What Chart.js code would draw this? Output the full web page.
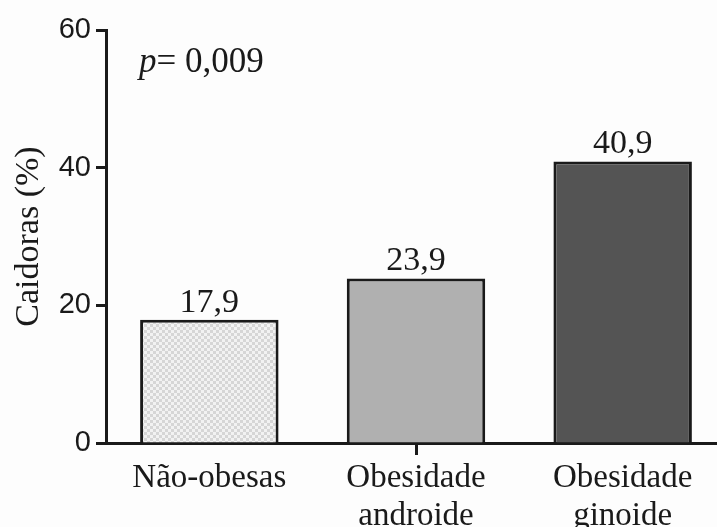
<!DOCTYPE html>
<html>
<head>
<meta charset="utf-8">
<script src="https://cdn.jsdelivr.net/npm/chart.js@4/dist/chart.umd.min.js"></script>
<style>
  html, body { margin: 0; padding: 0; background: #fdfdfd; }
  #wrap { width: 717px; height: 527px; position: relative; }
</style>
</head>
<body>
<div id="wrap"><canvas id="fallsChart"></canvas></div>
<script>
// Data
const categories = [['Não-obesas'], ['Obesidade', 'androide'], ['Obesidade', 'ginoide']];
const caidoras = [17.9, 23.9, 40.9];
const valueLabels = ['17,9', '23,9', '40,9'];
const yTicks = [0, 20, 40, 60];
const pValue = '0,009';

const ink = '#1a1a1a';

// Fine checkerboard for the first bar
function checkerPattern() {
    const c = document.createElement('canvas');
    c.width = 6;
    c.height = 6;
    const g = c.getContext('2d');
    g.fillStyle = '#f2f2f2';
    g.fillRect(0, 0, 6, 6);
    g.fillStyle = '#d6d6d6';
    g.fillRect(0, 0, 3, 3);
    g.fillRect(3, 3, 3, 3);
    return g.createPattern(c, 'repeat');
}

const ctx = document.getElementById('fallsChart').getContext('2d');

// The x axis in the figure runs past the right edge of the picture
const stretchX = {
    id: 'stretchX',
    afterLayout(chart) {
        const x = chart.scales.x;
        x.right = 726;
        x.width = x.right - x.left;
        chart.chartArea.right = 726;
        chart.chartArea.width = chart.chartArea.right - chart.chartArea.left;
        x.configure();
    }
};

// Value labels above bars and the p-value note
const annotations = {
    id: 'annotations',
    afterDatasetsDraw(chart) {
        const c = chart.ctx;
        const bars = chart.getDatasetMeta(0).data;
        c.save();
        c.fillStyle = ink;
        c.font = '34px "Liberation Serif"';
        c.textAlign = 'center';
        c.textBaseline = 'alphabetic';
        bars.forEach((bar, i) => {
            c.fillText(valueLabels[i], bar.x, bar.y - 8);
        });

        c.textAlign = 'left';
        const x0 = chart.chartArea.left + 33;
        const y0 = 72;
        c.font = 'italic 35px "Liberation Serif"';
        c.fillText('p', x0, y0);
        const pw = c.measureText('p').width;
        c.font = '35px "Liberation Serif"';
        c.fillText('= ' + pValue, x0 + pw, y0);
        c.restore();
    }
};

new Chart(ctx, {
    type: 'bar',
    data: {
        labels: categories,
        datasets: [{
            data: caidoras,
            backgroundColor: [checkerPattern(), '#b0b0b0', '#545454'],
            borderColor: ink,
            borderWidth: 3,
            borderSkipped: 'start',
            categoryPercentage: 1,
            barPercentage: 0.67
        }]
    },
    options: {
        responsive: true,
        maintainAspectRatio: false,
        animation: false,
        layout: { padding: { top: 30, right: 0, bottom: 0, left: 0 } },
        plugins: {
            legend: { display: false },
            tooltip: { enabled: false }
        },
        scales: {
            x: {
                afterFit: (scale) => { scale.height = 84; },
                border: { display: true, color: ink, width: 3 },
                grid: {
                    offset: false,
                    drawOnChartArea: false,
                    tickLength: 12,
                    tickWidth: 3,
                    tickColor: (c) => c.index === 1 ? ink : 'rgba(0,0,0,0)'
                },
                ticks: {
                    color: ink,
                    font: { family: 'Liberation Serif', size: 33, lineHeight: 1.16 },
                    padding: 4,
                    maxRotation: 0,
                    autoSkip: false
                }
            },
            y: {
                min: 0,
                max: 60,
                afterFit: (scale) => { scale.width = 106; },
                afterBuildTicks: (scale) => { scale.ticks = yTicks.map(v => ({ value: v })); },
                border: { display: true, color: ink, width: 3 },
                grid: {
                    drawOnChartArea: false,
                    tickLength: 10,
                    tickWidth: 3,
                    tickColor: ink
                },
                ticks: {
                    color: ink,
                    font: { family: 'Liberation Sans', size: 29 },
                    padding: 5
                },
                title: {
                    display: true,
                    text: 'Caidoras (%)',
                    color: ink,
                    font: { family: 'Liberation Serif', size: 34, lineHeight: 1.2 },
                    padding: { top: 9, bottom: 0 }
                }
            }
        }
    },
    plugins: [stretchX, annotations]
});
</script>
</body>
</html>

□ □ □ □ □

Restate each line from the start of the listing through the line bearing "const ink = '#1a1a1a';" word for word. Drop the pictures.

What Chart.js code would draw this? Output the full web page.
<!DOCTYPE html>
<html>
<head>
<meta charset="utf-8">
<script src="https://cdn.jsdelivr.net/npm/chart.js@4/dist/chart.umd.min.js"></script>
<style>
  html, body { margin: 0; padding: 0; background: #fdfdfd; }
  #wrap { width: 717px; height: 527px; position: relative; }
</style>
</head>
<body>
<div id="wrap"><canvas id="fallsChart"></canvas></div>
<script>
// Data
const categories = [['Não-obesas'], ['Obesidade', 'androide'], ['Obesidade', 'ginoide']];
const caidoras = [17.9, 23.9, 40.9];
const valueLabels = ['17,9', '23,9', '40,9'];
const yTicks = [0, 20, 40, 60];
const pValue = '0,009';

const ink = '#1a1a1a';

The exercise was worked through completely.